WRITTEN EXERCISE: Repeat everything from the first line of the listing below through the line that contains "ax = fig.add_axes([0.162, 0.2506, 0.808, 0.4794])", exactly. Leave out pictures.
-- BEGIN --
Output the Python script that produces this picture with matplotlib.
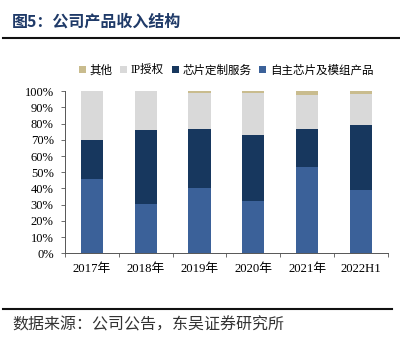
import numpy as np
import matplotlib
matplotlib.use('Agg')
import matplotlib.pyplot as plt
from matplotlib.lines import Line2D
from matplotlib.ticker import PercentFormatter

plt.rcParams['font.family'] = ['Liberation Serif', 'Noto Sans CJK SC']

years = ['2017年', '2018年', '2019年', '2020年', '2021年', '2022H1']
# 收入占比 (%)
own_chips = [45.9, 30.6, 40.5, 32.5, 53.5, 39.3]   # 自主芯片及模组产品
custom_svc = [23.9, 45.3, 36.0, 40.7, 23.0, 39.9]  # 芯片定制服务
ip_license = [30.2, 24.1, 22.5, 26.0, 21.2, 19.2]  # IP授权
others = [0.0, 0.0, 1.0, 0.8, 2.3, 1.6]            # 其他

series = [
    ('自主芯片及模组产品', own_chips, '#3B6199'),
    ('芯片定制服务', custom_svc, '#17375E'),
    ('IP授权', ip_license, '#D9D9D9'),
    ('其他', others, '#C9BC8E'),
]

fig = plt.figure(figsize=(4.0, 3.38), dpi=100)
ax = fig.add_axes([0.162, 0.2506, 0.808, 0.4794])

x = np.arange(len(years))
bottom = np.zeros(len(years))
handles = {}
for name, vals, col in series:
    v = np.array(vals) / 100
    b = ax.bar(x, v, 0.41, bottom=bottom, color=col, linewidth=0)
    handles[name] = b
    bottom += v

ax.set_ylim(0, 1)
ax.set_xlim(-0.5, len(years) - 0.5)
ax.set_yticks(np.arange(0, 1.01, 0.1))
ax.yaxis.set_major_formatter(PercentFormatter(1.0, decimals=0))
ax.set_xticks(x)
ax.set_xticklabels(years)
ax.set_xticks(np.arange(-0.5, len(years)), minor=True)
ax.tick_params(axis='x', which='major', length=0, labelsize=9.2, pad=7)
ax.tick_params(axis='x', which='minor', length=3, width=0.6, color='#555555')
ax.tick_params(axis='y', length=3, width=0.6, color='#555555', labelsize=9, pad=5)
for s in ['top', 'right']:
    ax.spines[s].set_visible(False)
for s in ['left', 'bottom']:
    ax.spines[s].set_color('#555555')
    ax.spines[s].set_linewidth(0.7)

order = ['其他', 'IP授权', '芯片定制服务', '自主芯片及模组产品']
fig.legend([handles[k] for k in order], order, loc='center', bbox_to_anchor=(0.565, 0.792),
           ncol=4, frameon=False, fontsize=8.3, handlelength=0.6, handleheight=0.6,
           handletextpad=0.3, columnspacing=0.7)

# 标题与来源
fig.text(0.03, 0.935, '图5：公司产品收入结构', fontsize=11.5, fontweight='bold',
         color='#1F3A68', va='center', family=['Noto Sans CJK SC'])
fig.add_artist(Line2D([0.008, 1.0], [0.889, 0.889], color='#111111', lw=1.5))
fig.add_artist(Line2D([0.008, 0.98], [0.086, 0.086], color='#111111', lw=1.5))
fig.text(0.03, 0.038, '数据来源：公司公告，东吴证券研究所', fontsize=11.5,
         color='#333333', va='center', family=['Noto Sans CJK SC'])

fig.savefig('out.png', dpi=100)
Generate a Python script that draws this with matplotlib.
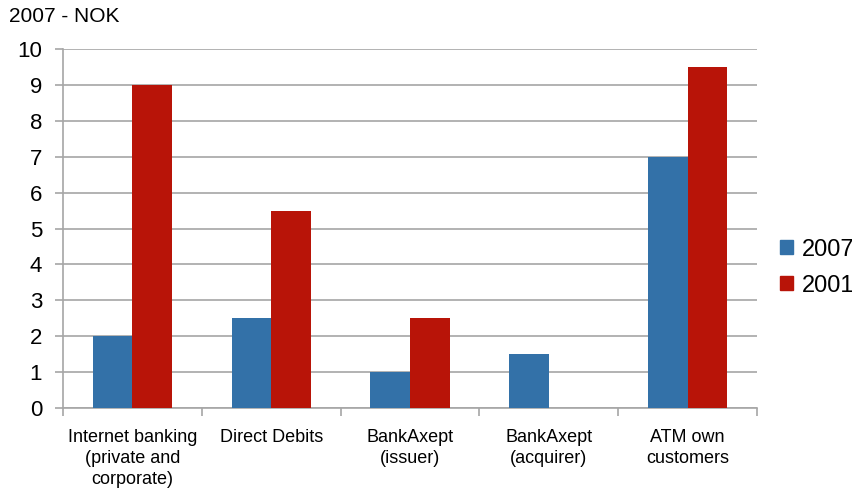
import numpy as np
import matplotlib.pyplot as plt
from matplotlib.patches import Patch

plt.rcParams['font.family'] = ['Liberation Sans', 'DejaVu Sans']

categories = ['Internet banking\n(private and\ncorporate)', 'Direct Debits',
              'BankAxept\n(issuer)', 'BankAxept\n(acquirer)', 'ATM own\ncustomers']
values_2007 = [2, 2.5, 1, 1.5, 7]
values_2001 = [9, 5.5, 2.5, np.nan, 9.5]
series_names = ['2007', '2001']
colors = ['#3371A8', '#B81408']
grid_color = '#A6A6A6'

fig = plt.figure(figsize=(8.53, 4.92), dpi=100)
ax = fig.add_axes([0.0739, 0.1707, 0.8136, 0.7297])

x = np.arange(len(categories))
w = 0.285
ax.bar(x - w / 2, values_2007, width=w, color=colors[0], zorder=3)
ax.bar(x + w / 2, values_2001, width=w, color=colors[1], zorder=3)

ax.set_xlim(-0.5, len(categories) - 0.5)
ax.set_ylim(0, 10)
ax.set_yticks(range(0, 11))
ax.yaxis.grid(True, color=grid_color, linewidth=1.2, zorder=0)
ax.set_axisbelow(True)

ax.set_xticks(x)
ax.set_xticklabels(categories, fontsize=13, linespacing=1.3)
ax.tick_params(axis='x', length=0, pad=15)
ax.set_xticks(np.arange(-0.5, len(categories)), minor=True)
ax.tick_params(axis='x', which='minor', length=6, color=grid_color, width=1.2)
ax.tick_params(axis='y', labelsize=16, length=6, color=grid_color, width=1.2, pad=9)

for s in ['top', 'right']:
    ax.spines[s].set_visible(False)
for s in ['left', 'bottom']:
    ax.spines[s].set_color(grid_color)
    ax.spines[s].set_linewidth(1.2)

fig.text(0.011, 0.985, '2007 - NOK', fontsize=15, va='top', ha='left')

handles = [Patch(color=c) for c in colors]
fig.legend(handles, series_names, loc='center left', bbox_to_anchor=(0.914, 0.456),
           frameon=False, fontsize=17, handlelength=0.55, handleheight=0.55,
           handletextpad=0.4, labelspacing=0.6, borderpad=0, borderaxespad=0)

fig.savefig('out.png', dpi=100)
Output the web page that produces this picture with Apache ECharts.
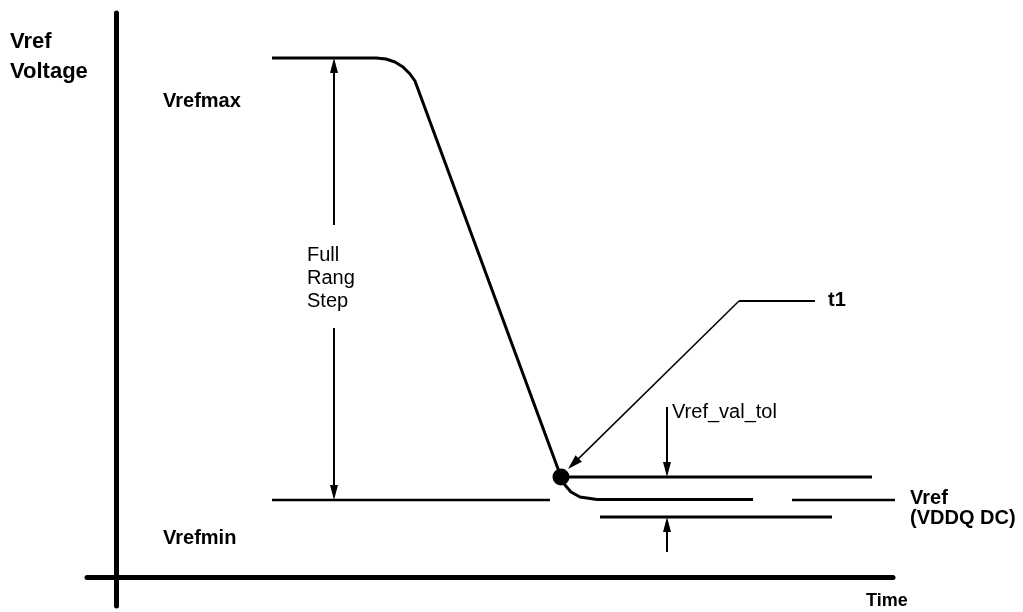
<!DOCTYPE html>
<html><head><meta charset="utf-8">
<script src="https://cdn.jsdelivr.net/npm/echarts@6/dist/echarts.min.js"></script>
<style>html,body{margin:0;padding:0;background:#fff}#chart{width:1023px;height:612px}</style>
</head><body><div id="chart"></div>
<script>
// Diagram data: x = time units, y = voltage units
const stepCurve = [[15.6,51.9],[26.0,51.9],[27.0,51.8],[27.9,51.5],[28.7,51.0],[29.4,50.3],[29.9,49.6],[44.5,10.0]];
const settleCurve = [[44.5,10.0],[44.9,9.2],[45.5,8.5],[46.4,8.0],[48.1,7.75],[63.7,7.75]];
const vrefminLine = [[15.6,7.7],[43.4,7.7]];
const vrefDcLine = [[67.6,7.7],[78.2,7.7]];
const tolUpperLine = [[44.5,10.0],[75.6,10.0]];
const tolLowerLine = [[48.4,6.0],[71.6,6.0]];
const t1Point = [[44.5,10.0]];
const t1Leader = [[62.3,27.6],[69.9,27.6]];
const dimensionArrows = [[21.8,35.2,21.8,51.9],[21.8,24.9,21.8,7.7],[55.1,17.0,55.1,10.0],[55.1,2.5,55.1,6.0]];
const t1Arrow = [[62.3,27.6,45.2,10.8]];
const boldLabels = ['Vrefmax','Vrefmin','t1','Vref\n(VDDQ DC)'];
const boldAnchors = [[4.7,47.6],[4.7,3.9],[71.2,27.7],[79.4,6.9]];
const plainLabels = ['Full\nRang\nStep','Vref_val_tol'];
const plainAnchors = [[19.1,29.9],[55.6,16.45]];
const yAxisTitle = 'Vref\nVoltage';
const xAxisTitle = 'Time';
const xRange = [-2.9, 77.7];
const yRange = [-2.9, 56.4];

const FONT = "'Liberation Sans', Arial, sans-serif";
const chart = echarts.init(document.getElementById('chart'));

function lineSeries(data, width) {
  return {type:'line', data, symbol:'none', clip:false, silent:true,
    lineStyle:{color:'#000', width: width || 3, join:'round', cap:'butt', opacity:1}};
}
function arrowSeries(data, width, headLen, headW) {
  return {
    type:'custom', coordinateSystem:'cartesian2d', clip:false, silent:true,
    encode:{x:[0,2], y:[1,3]}, data,
    renderItem(params, api) {
      const p1 = api.coord([api.value(0), api.value(1)]);
      const p2 = api.coord([api.value(2), api.value(3)]);
      const dx = p2[0]-p1[0], dy = p2[1]-p1[1];
      const len = Math.sqrt(dx*dx+dy*dy);
      const ux = dx/len, uy = dy/len;
      const bx = p2[0]-ux*headLen, by = p2[1]-uy*headLen;
      const nx = -uy*headW/2, ny = ux*headW/2;
      return {type:'group', children:[
        {type:'line', shape:{x1:p1[0], y1:p1[1], x2:bx+ux*2, y2:by+uy*2}, style:{stroke:'#000', lineWidth:width}},
        {type:'polygon', shape:{points:[[p2[0],p2[1]],[bx+nx,by+ny],[bx-nx,by-ny]]}, style:{fill:'#000'}}
      ]};
    }
  };
}
function labelSeries(texts, anchors, bold, lineHeight) {
  return {
    type:'scatter', symbolSize:0, clip:false, silent:true,
    itemStyle:{opacity:1, color:'#000'},
    data: texts.map((t,i)=>({value:anchors[i], name:t,
      label:{lineHeight: t.indexOf('Rang')>=0 ? 23 : (t.indexOf('VDDQ')>=0 ? 20 : lineHeight)}})),
    label:{show:true, formatter:p=>p.name, position:[0,0], align:'left', verticalAlign:'middle',
      color:'#000', opacity:1, fontFamily:FONT, fontSize:20, fontWeight: bold ? 'bold' : 'normal'}
  };
}

chart.setOption({
  animation:false,
  backgroundColor:'#fff',
  title:[
    {text:yAxisTitle, left:10, top:27, padding:0,
     textStyle:{fontFamily:FONT, fontSize:22, fontWeight:'bold', color:'#000', lineHeight:30}},
    {text:xAxisTitle, left:866, top:590, padding:0,
     textStyle:{fontFamily:FONT, fontSize:18, fontWeight:'bold', color:'#000', lineHeight:22}}
  ],
  grid:{left:87, right:130, top:13, bottom:6, containLabel:false},
  xAxis:{type:'value', min:xRange[0], max:xRange[1],
    axisLine:{show:true, onZero:true, lineStyle:{color:'#000', width:5}},
    axisTick:{show:false}, axisLabel:{show:false}, splitLine:{show:false}},
  yAxis:{type:'value', min:yRange[0], max:yRange[1],
    axisLine:{show:true, onZero:true, lineStyle:{color:'#000', width:5}},
    axisTick:{show:false}, axisLabel:{show:false}, splitLine:{show:false}},
  series:[
    lineSeries(stepCurve),
    lineSeries(settleCurve),
    lineSeries(vrefminLine, 2.5),
    lineSeries(vrefDcLine, 2.5),
    lineSeries(tolUpperLine),
    lineSeries(tolLowerLine),
    lineSeries(t1Leader, 2),
    {type:'scatter', data:t1Point, symbol:'circle', symbolSize:17, itemStyle:{color:'#000', opacity:1}, silent:true},
    arrowSeries(dimensionArrows, 2, 15, 8),
    arrowSeries(t1Arrow, 1.5, 15, 9),
    labelSeries(boldLabels, boldAnchors, true, 22),
    labelSeries(plainLabels, plainAnchors, false, 22)
  ]
});
</script></body></html>
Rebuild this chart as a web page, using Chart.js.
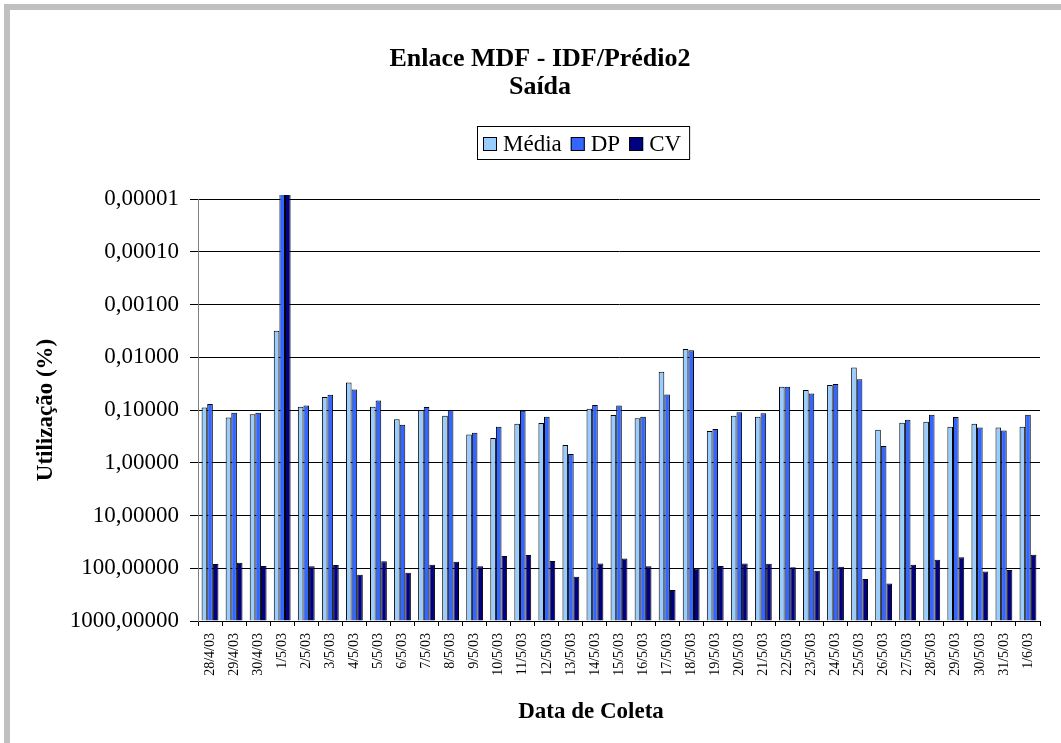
-- END --
SOLUTION TO THIS EXERCISE:
Output the Python script that produces this picture with matplotlib.
import numpy as np
import matplotlib
matplotlib.use('Agg')
import matplotlib.pyplot as plt
from matplotlib.lines import Line2D
from matplotlib.ticker import PercentFormatter

plt.rcParams['font.family'] = ['Liberation Serif', 'Noto Sans CJK SC']

years = ['2017年', '2018年', '2019年', '2020年', '2021年', '2022H1']
# 收入占比 (%)
own_chips = [45.9, 30.6, 40.5, 32.5, 53.5, 39.3]   # 自主芯片及模组产品
custom_svc = [23.9, 45.3, 36.0, 40.7, 23.0, 39.9]  # 芯片定制服务
ip_license = [30.2, 24.1, 22.5, 26.0, 21.2, 19.2]  # IP授权
others = [0.0, 0.0, 1.0, 0.8, 2.3, 1.6]            # 其他

series = [
    ('自主芯片及模组产品', own_chips, '#3B6199'),
    ('芯片定制服务', custom_svc, '#17375E'),
    ('IP授权', ip_license, '#D9D9D9'),
    ('其他', others, '#C9BC8E'),
]

fig = plt.figure(figsize=(4.0, 3.38), dpi=100)
ax = fig.add_axes([0.162, 0.2506, 0.808, 0.4794])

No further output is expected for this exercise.